The advertisement reiterated what has now become widely known about the crisis that stalled JetBlue over nearly a week following a Valentine's Day ice storm.

"Many of you were either stranded, delayed or had flights canceled following the severe winter ice storm in the Northeast," the ad continued. "The storm disrupted the movement of aircraft, and, more importantly, disrupted the movement of JetBlue's pilot and inflight crewmembers."

"This is especially saddening because JetBlue was founded on the promise of bringing humanity back to air travel, and making the experience of flying happier and easier," the ad said. "We know we failed to deliver on this promise last week."

The advertisement appeared in newspapers in New York, Boston and Washington, D.C., said Bryan Baldwin, a spokesman for the airline. It will be repeated on Thursday in several other cities affected by canceled flights, he said.
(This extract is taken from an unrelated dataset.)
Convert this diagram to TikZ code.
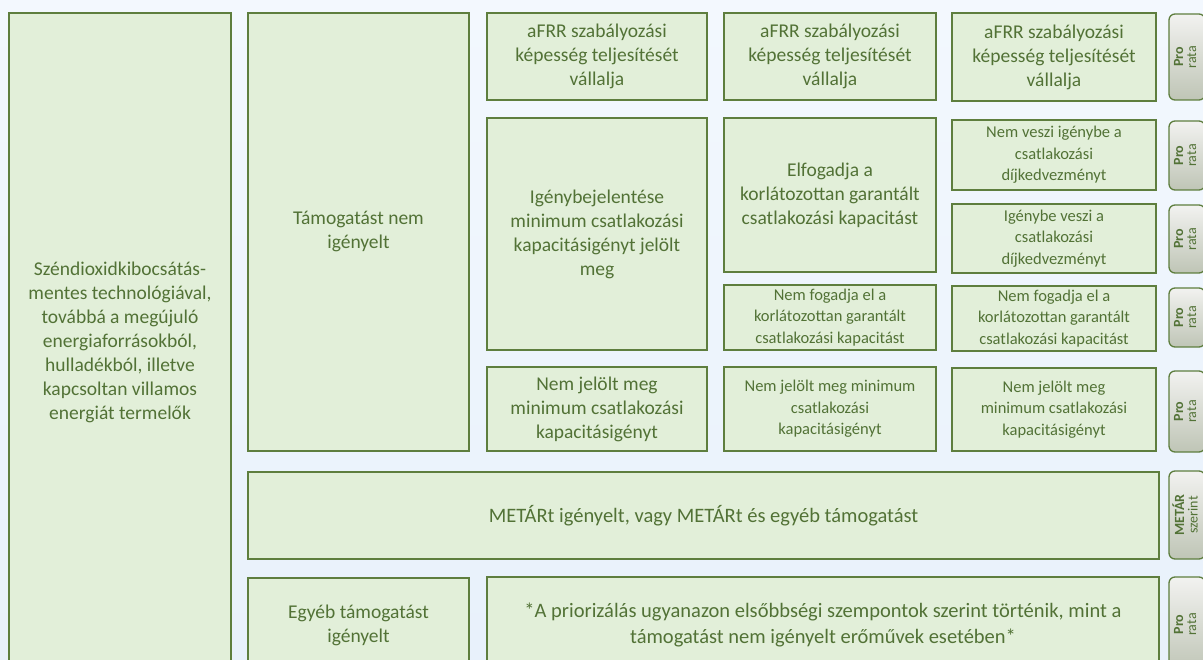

In total, it will run in 15 cities and 20 newspapers.

"From the outset we've been very upfront about how we made a mistake during the past few days," Baldwin said early Wednesday morning. "We want to make sure our customers know that."

He refused to say how much the advertisement would cost the company.

The ad also pointed readers to view an online video apology from JetBlue's founder and Corporate Executive Officer David Neeleman.

"This will be an aberration because we are going to make some major changes in the organization so that it doesn't happen again," he said in the video.

On Tuesday, Neeleman announced a customer bill of rights that promises what the company would do in response to future service interruptions, including the use of travel vouchers to compensate for delays.

The airline's meltdown and passenger misery could set off change across the industry, reports CBS News correspondent Sharyn Alfonsi.

Under Jet Blue's Customer Bill of Rights, customers will be compensated with cash. The longer they wait, the more money they get. If a flight is cancelled within 12 hours of departure, they get a full refund. And if a plane is delayed on the ground for five hours, passengers can get off.

"The compensation seems fair and I think it gives JetBlue even more of an incentive to run a good operation than they've had before," said airline analyst Ray Neidl of Calyon Securities. "I would not be surprised if other airlines follow suit, especially if there's pressure from Congress about a bill of rights."

Until then, however, passengers are out of luck, reports Alfonsi.

Six days ago US Airways lost Vernon Duckrey's bag. The only thing that's been harder to find is someone to help.

Duckrey was given a list of numbers to call, and he called "every single one."

What happened?

"They just don't work. None of them work," Duckrey said.